“…..we believe that the SME sector is critical in stimulating economic development, and that it is also a pivotal area in terms of innovation, skills development, entrepreneurship, labour-absorption and job-creation” (from a speech by the Deputy Minister of Small Business and Development)
(Note: As always, be particularly careful to take specific advice on anything to do with our labour laws, they are complex and the penalties for non-compliance are severe.) Last month we saw how only a defined “small business” can agree with employees that family responsibility leave days will count against their annual leave. This month let’s look at the various other provisions of the Basic Conditions of Employment Act (BCEA) which apply only to small businesses.
Does the BCEA apply to all employers and employees? Yes, except to members of the National Defence Force, National Intelligence Agency, South African Secret Service, unpaid volunteers working for a charity, and in a few other specialised situations.
Can you contract out of the BCEA? No, the BCEA overrides anything less favourable to employees in an employment contract or other legislation, although some (not all) conditions can be varied by collective agreements and ministerial determinations. That’s where the “Ministerial Determination 1: Small Business Sector” comes into play for SMEs.
Are you a “small business”? In a nutshell, you will qualify as a “small business” if you employ less than 10 employees, provided you conduct only one business which is not formed by division or dissolution of an existing business. The determination doesn’t apply to domestic employees or to the public service, and a bargaining council agreement or another determination may take precedence.

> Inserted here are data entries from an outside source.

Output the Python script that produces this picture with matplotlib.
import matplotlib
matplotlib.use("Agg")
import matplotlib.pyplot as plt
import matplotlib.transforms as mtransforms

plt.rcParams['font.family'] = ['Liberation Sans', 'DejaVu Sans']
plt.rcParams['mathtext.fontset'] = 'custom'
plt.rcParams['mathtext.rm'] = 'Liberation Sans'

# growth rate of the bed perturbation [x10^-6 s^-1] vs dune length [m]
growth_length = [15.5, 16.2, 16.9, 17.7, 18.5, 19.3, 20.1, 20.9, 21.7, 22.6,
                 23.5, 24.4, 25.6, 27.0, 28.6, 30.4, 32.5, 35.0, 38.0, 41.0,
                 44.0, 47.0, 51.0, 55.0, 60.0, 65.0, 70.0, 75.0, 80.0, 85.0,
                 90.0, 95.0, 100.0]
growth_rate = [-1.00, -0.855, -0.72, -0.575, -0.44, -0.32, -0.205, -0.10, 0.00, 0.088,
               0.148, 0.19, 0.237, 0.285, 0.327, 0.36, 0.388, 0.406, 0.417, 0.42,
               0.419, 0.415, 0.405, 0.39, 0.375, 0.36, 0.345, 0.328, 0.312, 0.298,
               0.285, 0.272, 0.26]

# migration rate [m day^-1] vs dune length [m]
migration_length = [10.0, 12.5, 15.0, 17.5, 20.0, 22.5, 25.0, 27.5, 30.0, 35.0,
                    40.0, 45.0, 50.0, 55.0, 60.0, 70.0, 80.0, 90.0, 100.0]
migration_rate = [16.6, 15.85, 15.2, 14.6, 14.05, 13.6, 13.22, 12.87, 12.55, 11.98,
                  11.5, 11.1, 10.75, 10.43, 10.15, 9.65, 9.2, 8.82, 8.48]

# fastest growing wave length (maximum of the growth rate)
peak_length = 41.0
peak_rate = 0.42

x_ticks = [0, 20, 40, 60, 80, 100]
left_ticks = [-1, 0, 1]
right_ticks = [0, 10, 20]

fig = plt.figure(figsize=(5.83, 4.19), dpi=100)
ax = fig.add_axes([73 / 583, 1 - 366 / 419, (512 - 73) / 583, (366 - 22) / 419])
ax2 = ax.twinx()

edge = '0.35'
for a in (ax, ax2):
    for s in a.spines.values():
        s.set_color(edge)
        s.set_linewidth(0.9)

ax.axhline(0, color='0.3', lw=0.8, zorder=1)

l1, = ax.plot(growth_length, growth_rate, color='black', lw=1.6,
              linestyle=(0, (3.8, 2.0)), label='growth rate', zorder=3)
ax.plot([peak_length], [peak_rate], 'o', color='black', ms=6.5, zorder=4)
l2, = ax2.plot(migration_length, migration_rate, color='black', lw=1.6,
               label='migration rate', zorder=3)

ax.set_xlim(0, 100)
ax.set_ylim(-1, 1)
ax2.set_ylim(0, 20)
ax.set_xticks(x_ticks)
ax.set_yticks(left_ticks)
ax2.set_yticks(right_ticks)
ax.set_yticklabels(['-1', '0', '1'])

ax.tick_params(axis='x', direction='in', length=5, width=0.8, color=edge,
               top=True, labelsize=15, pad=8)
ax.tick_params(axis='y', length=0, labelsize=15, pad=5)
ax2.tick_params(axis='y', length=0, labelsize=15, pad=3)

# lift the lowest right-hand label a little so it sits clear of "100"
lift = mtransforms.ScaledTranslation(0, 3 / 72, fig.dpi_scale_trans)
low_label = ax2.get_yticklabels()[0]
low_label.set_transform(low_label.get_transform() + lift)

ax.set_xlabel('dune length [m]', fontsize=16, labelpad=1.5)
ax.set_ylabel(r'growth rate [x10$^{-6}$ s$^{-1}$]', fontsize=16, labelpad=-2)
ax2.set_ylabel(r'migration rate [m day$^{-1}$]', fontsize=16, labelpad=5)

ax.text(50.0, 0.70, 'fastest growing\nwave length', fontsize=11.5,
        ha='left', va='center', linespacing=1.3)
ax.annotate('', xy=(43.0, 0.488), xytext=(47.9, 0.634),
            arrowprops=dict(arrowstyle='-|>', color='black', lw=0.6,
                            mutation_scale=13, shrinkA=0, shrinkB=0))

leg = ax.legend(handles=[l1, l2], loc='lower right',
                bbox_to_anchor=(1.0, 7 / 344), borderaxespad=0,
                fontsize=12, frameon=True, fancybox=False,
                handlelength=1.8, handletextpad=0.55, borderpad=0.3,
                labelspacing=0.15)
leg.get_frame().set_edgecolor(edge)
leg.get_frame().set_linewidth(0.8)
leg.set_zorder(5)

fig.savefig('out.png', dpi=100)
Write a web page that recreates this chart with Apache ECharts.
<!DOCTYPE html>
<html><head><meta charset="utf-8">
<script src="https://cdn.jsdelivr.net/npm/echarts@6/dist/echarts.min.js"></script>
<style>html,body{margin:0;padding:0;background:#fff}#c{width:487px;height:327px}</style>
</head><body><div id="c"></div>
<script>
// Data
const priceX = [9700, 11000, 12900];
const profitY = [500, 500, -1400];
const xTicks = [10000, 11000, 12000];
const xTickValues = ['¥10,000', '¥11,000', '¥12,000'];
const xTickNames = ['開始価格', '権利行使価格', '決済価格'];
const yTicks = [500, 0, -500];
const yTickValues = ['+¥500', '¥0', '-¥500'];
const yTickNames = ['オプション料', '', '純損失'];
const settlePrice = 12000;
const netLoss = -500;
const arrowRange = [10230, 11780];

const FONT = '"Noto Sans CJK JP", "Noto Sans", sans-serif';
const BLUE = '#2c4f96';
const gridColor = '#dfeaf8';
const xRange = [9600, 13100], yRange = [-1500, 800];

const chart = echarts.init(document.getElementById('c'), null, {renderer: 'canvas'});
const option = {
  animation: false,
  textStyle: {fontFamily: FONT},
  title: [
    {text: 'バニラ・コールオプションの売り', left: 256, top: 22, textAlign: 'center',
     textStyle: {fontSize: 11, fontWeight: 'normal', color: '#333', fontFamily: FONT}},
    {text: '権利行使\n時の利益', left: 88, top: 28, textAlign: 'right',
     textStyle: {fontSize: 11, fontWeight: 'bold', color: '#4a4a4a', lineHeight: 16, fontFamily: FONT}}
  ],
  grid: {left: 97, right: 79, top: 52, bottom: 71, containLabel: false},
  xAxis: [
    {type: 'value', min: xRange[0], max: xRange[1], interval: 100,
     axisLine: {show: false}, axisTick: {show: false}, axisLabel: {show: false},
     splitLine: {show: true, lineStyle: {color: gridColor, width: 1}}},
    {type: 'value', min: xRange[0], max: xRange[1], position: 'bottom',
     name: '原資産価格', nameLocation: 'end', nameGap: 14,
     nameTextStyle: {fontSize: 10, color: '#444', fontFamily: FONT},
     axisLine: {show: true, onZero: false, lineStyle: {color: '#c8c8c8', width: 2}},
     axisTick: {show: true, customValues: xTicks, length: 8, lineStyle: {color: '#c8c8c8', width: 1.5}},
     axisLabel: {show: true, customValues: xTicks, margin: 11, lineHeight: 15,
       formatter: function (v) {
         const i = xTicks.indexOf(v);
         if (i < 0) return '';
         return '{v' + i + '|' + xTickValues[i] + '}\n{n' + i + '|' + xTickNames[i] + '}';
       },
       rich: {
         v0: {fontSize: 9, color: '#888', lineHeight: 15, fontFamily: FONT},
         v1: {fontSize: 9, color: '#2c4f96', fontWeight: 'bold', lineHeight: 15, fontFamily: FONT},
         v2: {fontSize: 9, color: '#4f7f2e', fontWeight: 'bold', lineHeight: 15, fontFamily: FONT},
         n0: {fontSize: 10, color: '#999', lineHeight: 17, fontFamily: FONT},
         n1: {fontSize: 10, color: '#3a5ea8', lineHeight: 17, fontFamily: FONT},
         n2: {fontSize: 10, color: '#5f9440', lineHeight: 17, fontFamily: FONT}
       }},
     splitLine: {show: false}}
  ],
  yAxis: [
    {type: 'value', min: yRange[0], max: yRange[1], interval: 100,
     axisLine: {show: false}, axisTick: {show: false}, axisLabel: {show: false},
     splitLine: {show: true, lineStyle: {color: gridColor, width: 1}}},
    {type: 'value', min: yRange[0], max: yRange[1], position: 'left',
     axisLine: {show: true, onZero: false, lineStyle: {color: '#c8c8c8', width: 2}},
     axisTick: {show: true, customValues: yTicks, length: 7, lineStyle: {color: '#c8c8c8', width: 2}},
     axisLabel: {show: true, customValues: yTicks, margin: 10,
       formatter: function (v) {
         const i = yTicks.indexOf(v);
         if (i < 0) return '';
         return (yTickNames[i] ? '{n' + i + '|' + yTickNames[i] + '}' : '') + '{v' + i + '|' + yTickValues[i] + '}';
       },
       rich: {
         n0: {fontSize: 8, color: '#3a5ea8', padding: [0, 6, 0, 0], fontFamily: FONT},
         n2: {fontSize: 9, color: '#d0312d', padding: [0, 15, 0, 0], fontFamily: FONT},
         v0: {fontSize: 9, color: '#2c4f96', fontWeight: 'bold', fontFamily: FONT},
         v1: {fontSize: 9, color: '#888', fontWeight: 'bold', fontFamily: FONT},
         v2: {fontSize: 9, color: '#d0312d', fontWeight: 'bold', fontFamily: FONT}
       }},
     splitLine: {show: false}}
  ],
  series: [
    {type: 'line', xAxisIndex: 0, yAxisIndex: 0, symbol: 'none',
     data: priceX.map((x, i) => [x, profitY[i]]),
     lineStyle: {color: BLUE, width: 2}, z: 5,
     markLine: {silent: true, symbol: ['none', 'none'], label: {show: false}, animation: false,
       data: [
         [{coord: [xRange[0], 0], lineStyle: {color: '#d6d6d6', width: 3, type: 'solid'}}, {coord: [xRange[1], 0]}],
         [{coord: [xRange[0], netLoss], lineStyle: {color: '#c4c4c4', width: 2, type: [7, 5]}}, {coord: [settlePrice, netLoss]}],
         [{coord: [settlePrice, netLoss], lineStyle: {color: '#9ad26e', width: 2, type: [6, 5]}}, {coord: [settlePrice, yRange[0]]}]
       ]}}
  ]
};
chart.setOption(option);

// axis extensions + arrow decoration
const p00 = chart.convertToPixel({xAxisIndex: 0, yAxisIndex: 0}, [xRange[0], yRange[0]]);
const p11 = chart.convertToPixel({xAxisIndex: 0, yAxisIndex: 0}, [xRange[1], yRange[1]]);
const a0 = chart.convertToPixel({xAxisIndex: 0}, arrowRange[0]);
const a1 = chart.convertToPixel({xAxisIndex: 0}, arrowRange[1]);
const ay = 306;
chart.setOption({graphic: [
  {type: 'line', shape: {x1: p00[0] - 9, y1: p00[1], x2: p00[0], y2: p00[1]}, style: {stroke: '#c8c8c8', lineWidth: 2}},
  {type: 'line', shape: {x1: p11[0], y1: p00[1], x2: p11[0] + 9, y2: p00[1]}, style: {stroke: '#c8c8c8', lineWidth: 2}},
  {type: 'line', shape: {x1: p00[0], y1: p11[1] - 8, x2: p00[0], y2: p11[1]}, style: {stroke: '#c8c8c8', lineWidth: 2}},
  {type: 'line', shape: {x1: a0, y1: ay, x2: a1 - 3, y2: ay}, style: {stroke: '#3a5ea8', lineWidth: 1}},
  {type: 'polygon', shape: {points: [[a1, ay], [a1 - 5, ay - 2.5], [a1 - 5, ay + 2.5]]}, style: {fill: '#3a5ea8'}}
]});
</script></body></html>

Overtime The normal restriction on overtime of 10 hours per week is extended to 15 hours per week. The standard requirement to pay one and a half times normal wage for overtime is changed to one and a third for the first 10 hours of overtime, and one and a half times only for time over the 10 hours.
Averaging of hours You can agree in writing with your employees that, for up to a year, their ordinary hours of work and overtime may be averaged (for example they could agree to work a number of extra hours this week in return for the same number of hours off next week) over a period of up to 4 months, up to a maximum average of 45 ordinary hours and 10 overtime hours a week.
Family responsibility leave As we saw last month, you can agree in writing with your employees that their family responsibility leave days be deducted from their annual leave entitlement.